6)  As a work of art it has the same status as a long conversation between two not very bright drunks.–Clive James, on Judith Krantz’s Princess Daisy

5)  [James Fenimore] Cooper has scored 114 offenses against literary art out of a possible 115.  It breaks the record.–Mark Twain

4)  As a writer he has mastered everything except language.–Oscar Wilde, on George Meredith

3)  If it were thought that anything I wrote was influenced by Robert Frost, I would take that particular work of mine, shred it, and flush it down the toilet, hoping not to clog the pipes.–James Dickey

2)  He writes like a Pakistani who has learned English when he was twelve years old in order to become a chartered accountant.–John Osborne, on George Bernard Shaw

and my personal favorite……….

1)  The more I read him, the less I wonder that they poisoned him.–Thomas Babington Macaulay, on Socrates

 

Bonus!!!  It’s not exactly a pithy zinger, but you can’t beat it for overall condescending vehemence:

Such writing is a sort of mental masturbation–he is always f-gg-g his Imagination.  I don’t mean he is indecent, but viciously soliciting his own ideas into a state, which is neither poetry nor any thing else but a Bedlam vision produced by raw pork and opium.–Lord Byron, on John Keats

Does anybody else have a favorite literary insult?

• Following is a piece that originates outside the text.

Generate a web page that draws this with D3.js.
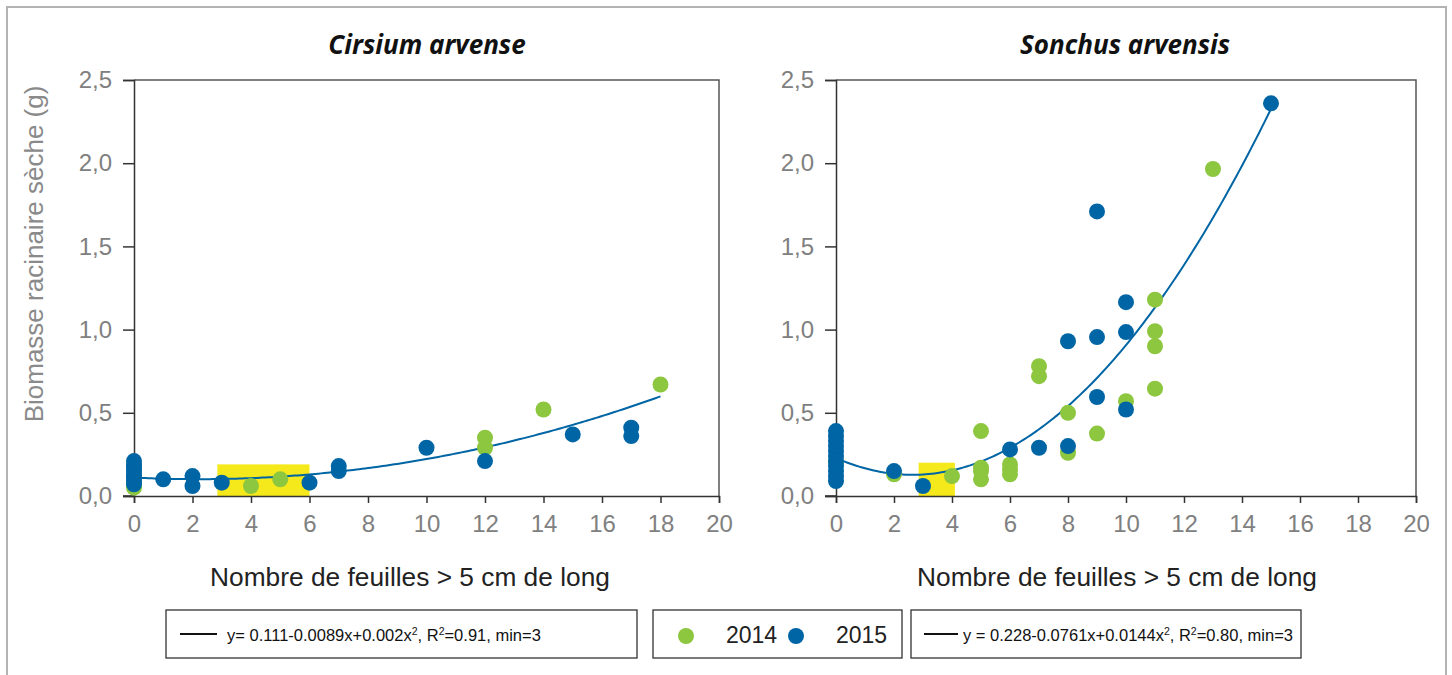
<!DOCTYPE html>
<html>
<head>
<meta charset="utf-8">
<script src="https://cdn.jsdelivr.net/npm/d3@7"></script>
<style>
  body { margin: 0; background: #fff; }
  svg { display: block; font-family: "Liberation Sans", Arial, sans-serif; }
</style>
</head>
<body>
<svg id="chart" width="1452" height="675"></svg>
<script>
// ---- data ----
const xTickValues = [0, 2, 4, 6, 8, 10, 12, 14, 16, 18, 20];
const yTickValues = [0, 0.5, 1, 1.5, 2, 2.5];

const cirsium2014X = [0, 0, 4, 5, 12, 12, 14, 18];
const cirsium2014Y = [0.05, 0.08, 0.06, 0.10, 0.35, 0.29, 0.52, 0.67];
const cirsium2015X = [0, 0, 0, 0, 0, 0, 0, 0, 1, 2, 2, 3, 6, 7, 7, 10, 12, 15, 17, 17];
const cirsium2015Y = [0.07, 0.09, 0.11, 0.13, 0.15, 0.17, 0.19, 0.21, 0.10, 0.12, 0.06, 0.08, 0.08, 0.18, 0.15, 0.29, 0.21, 0.37, 0.41, 0.36];
const cirsiumCoef = [0.111, -0.0089, 0.002];
const cirsiumFitRange = [0, 18];
const cirsiumMinBox = [2.85, 6, 0.19];   // x from, x to, height

const sonchus2014X = [0, 2, 4, 5, 5, 5, 5, 6, 6, 6, 7, 7, 8, 8, 9, 10, 11, 11, 11, 11, 13];
const sonchus2014Y = [0.20, 0.13, 0.12, 0.39, 0.17, 0.15, 0.10, 0.19, 0.16, 0.13, 0.78, 0.72, 0.50, 0.26, 0.375, 0.57, 1.18, 0.99, 0.90, 0.645, 1.965];
const sonchus2015X = [0, 0, 0, 0, 0, 0, 0, 0, 0, 0, 0, 2, 3, 6, 7, 8, 8, 9, 9, 9, 10, 10, 10, 15];
const sonchus2015Y = [0.09, 0.12, 0.15, 0.18, 0.21, 0.24, 0.27, 0.30, 0.33, 0.36, 0.39, 0.15, 0.06, 0.28, 0.29, 0.93, 0.30, 1.71, 0.955, 0.595, 1.165, 0.985, 0.52, 2.36];
const sonchusCoef = [0.228, -0.0761, 0.0144];
const sonchusFitRange = [0, 15];
const sonchusMinBox = [2.85, 4.1, 0.2];

const GREEN = "#8dc63f";
const BLUE = "#0065a4";
const fmt = d => d3.format(".1f")(d).replace(".", ",");

const svg = d3.select("#chart");

// outer frame (open at the bottom)
svg.append("path")
  .attr("d", "M7,676 V7 H1446 V676")
  .attr("fill", "none").attr("stroke", "#b3b3b3").attr("stroke-width", 2);

function drawPanel(opts) {
  const x = d3.scaleLinear().domain([0, 20]).range(opts.xRange);
  const y = d3.scaleLinear().domain([0, 2.5]).range([496, 80]);
  const g = svg.append("g");

  // frame: top and right
  g.append("path")
    .attr("d", `M${x(0)},${y(2.5)} H${x(20)} V${y(0)}`)
    .attr("fill", "none").attr("stroke", "#555").attr("stroke-width", 1.5);

  // minimum highlight
  g.append("rect")
    .attr("x", x(opts.minBox[0])).attr("width", x(opts.minBox[1]) - x(opts.minBox[0]))
    .attr("y", y(opts.minBox[2])).attr("height", y(0) - y(opts.minBox[2]) + 1)
    .attr("fill", "#f5e91c");

  // axes
  const yAxis = g.append("g").attr("transform", `translate(${x(0)},0)`)
    .call(d3.axisLeft(y).tickValues(yTickValues).tickFormat(fmt).tickSize(11).tickPadding(11));
  const xAxis = g.append("g").attr("transform", `translate(0,${y(0)})`)
    .call(d3.axisBottom(x).tickValues(xTickValues).tickSize(7).tickPadding(12));
  [xAxis, yAxis].forEach(a => {
    a.select(".domain").attr("stroke", "#333").attr("stroke-width", 1.5);
    a.selectAll(".tick line").attr("stroke", "#333").attr("stroke-width", 1.5);
    a.selectAll("text").attr("fill", "#808080").attr("font-size", 24)
      .attr("font-family", "'Liberation Sans', Arial, sans-serif");
  });
  // extend x-axis line to the left to meet the y tick
  g.append("line").attr("x1", x(0) - 11).attr("x2", x(0)).attr("y1", y(0)).attr("y2", y(0))
    .attr("stroke", "#333").attr("stroke-width", 1.5);

  // fitted curve
  const c = opts.coef;
  const xs = d3.range(opts.fitRange[0], opts.fitRange[1] + 0.001, 0.1);
  g.append("path")
    .datum(xs)
    .attr("fill", "none").attr("stroke", BLUE).attr("stroke-width", 2)
    .attr("d", d3.line().x(d => x(d)).y(d => y(c[0] + c[1] * d + c[2] * d * d)));

  // points
  const addPts = (xv, yv, col) => g.selectAll(null)
    .data(xv.map((d, i) => [d, yv[i]])).enter().append("circle")
    .attr("cx", d => x(d[0])).attr("cy", d => y(d[1])).attr("r", 8).attr("fill", col);
  addPts(opts.x2014, opts.y2014, GREEN);
  addPts(opts.x2015, opts.y2015, BLUE);

  // titles
  g.append("text").attr("x", opts.titleX).attr("y", 54).attr("text-anchor", "middle")
    .attr("font-family", "'Open Sans', sans-serif").attr("font-weight", "bold").attr("font-style", "italic")
    .attr("font-size", 26).attr("fill", "#111").text(opts.title);
  g.append("text").attr("x", opts.xTitleX).attr("y", 586).attr("text-anchor", "middle")
    .attr("font-size", 26.3).attr("fill", "#222").text("Nombre de feuilles > 5 cm de long");
}

drawPanel({
  xRange: [134, 719], title: "Cirsium arvense", titleX: 427, xTitleX: 410,
  x2014: cirsium2014X, y2014: cirsium2014Y, x2015: cirsium2015X, y2015: cirsium2015Y,
  coef: cirsiumCoef, fitRange: cirsiumFitRange, minBox: cirsiumMinBox
});
drawPanel({
  xRange: [836, 1416], title: "Sonchus arvensis", titleX: 1125, xTitleX: 1117,
  x2014: sonchus2014X, y2014: sonchus2014Y, x2015: sonchus2015X, y2015: sonchus2015Y,
  coef: sonchusCoef, fitRange: sonchusFitRange, minBox: sonchusMinBox
});

// y axis title
svg.append("text").attr("transform", "translate(43,254) rotate(-90)")
  .attr("text-anchor", "middle").attr("font-size", 26).attr("fill", "#8a8a8a")
  .text("Biomasse racinaire sèche (g)");

// ---- legends ----
function eqBox(x0, x1, lineX, textX, parts) {
  svg.append("rect").attr("x", x0).attr("y", 610).attr("width", x1 - x0).attr("height", 48)
    .attr("fill", "#fff").attr("stroke", "#333").attr("stroke-width", 1.3);
  svg.append("line").attr("x1", lineX[0]).attr("x2", lineX[1]).attr("y1", 634).attr("y2", 634)
    .attr("stroke", "#111").attr("stroke-width", 2);
  const t = svg.append("text").attr("x", textX).attr("y", 641).attr("font-size", 16.5).attr("fill", "#111");
  let raised = false;
  parts.forEach(p => {
    const up = p.sup !== undefined;
    const dy = up && !raised ? -6 : (!up && raised ? 6 : 0);
    t.append("tspan").attr("dy", dy).attr("font-size", up ? 10.5 : 16.5).text(up ? p.sup : p.t);
    raised = up;
  });
}
eqBox(166, 637, [180, 217], 227, [
  { t: "y= 0.111-0.0089x+0.002x" }, { sup: "2" }, { t: ", R" }, { sup: "2" }, { t: "=0.91, min=3" }
]);
eqBox(911, 1301, [924, 958], 963, [
  { t: "y = 0.228-0.0761x+0.0144x" }, { sup: "2" }, { t: ", R" }, { sup: "2" }, { t: "=0.80, min=3" }
]);

// year legend
svg.append("rect").attr("x", 653).attr("y", 610).attr("width", 249).attr("height", 48)
  .attr("fill", "#fff").attr("stroke", "#333").attr("stroke-width", 1.3);
const years = ["2014", "2015"];
const yearCols = [GREEN, BLUE];
const yearDotX = [686, 796];
years.forEach((yr, i) => {
  svg.append("circle").attr("cx", yearDotX[i]).attr("cy", 636).attr("r", 8).attr("fill", yearCols[i]);
  svg.append("text").attr("x", yearDotX[i] + 40).attr("y", 643).attr("font-size", 23)
    .attr("fill", "#222").text(yr);
});
</script>
</body>
</html>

8 thoughts on “Writers Are Not Nice People

  1. Two from Dorothy Parker:
    -This is not a novel to be tossed aside lightly. It should be thrown with great force.
    -And it is that word ‘hummy,’ my darlings, that marks the first place in The House at Pooh Corner at which Tonstant Weader fwowed up.

  2. Yikes! I don’t have a one-liner to share, but this does make me think of Douglas Adams’s The Hitchhiker’s Guide to the Galaxy, where he talks about the horrors of Vogon poetry (the third worst in the universe) in great detail, and then says that “The very worst poetry of all perished along with its creator Paula Nancy Millstone Jennings of Greenbridge, Essex, England in the destruction of the planet Earth.” In the original BBC radio version they used the real poet’s name of Paul Neil Milne Johnstone, but Adams was forced to retract the name for later recordings and for the book (according to the internet).

  3. It’s not a particular insult, but P. G. Wodehouse made some jabs at A. A. Milne in his fiction and his letters. They’re pretty funny. Also the Inklings famously would hold competitions reading the works of Amanda McKittrick Ros and see who could read the most without laughing.
    I also very much like the one about Aristotle. It reminds me of a comment Mark Twain’s about Jane Austin. He said, “Jane is entirely impossible. It seems a great pity that they allowed her to die a natural death.” He loathed her. In another letter he said, “Every time I read ‘Pride and Prejudice’ I want to dig her up and beat her over the skull with her own shin-bone.” So cruel. Also funny, because apparently he endorsed the afore mentioned Amanda McKittrick Ros who is considered by some critics to have written the worst prose and poetry in the world–ever.

    1. Okay maybe not so funny, I originally read the part about him endorsing her in a book. But I just I went and looked up what Mark Twain actually said about Amanda McKittrick Ros (what a name!) and apparently he called her novel, Irene Iddesleigh, “one of the greatest unintentionally hilarious novels of all time.” So I guess he was actually in the same boat as the Inklings and he admired her writing because it was so bad it was good.

      1. There is something to be said for being so truly dreadful as to be groundbreaking. 🙂 This makes me think of Edward Bulwer-Lytton, too.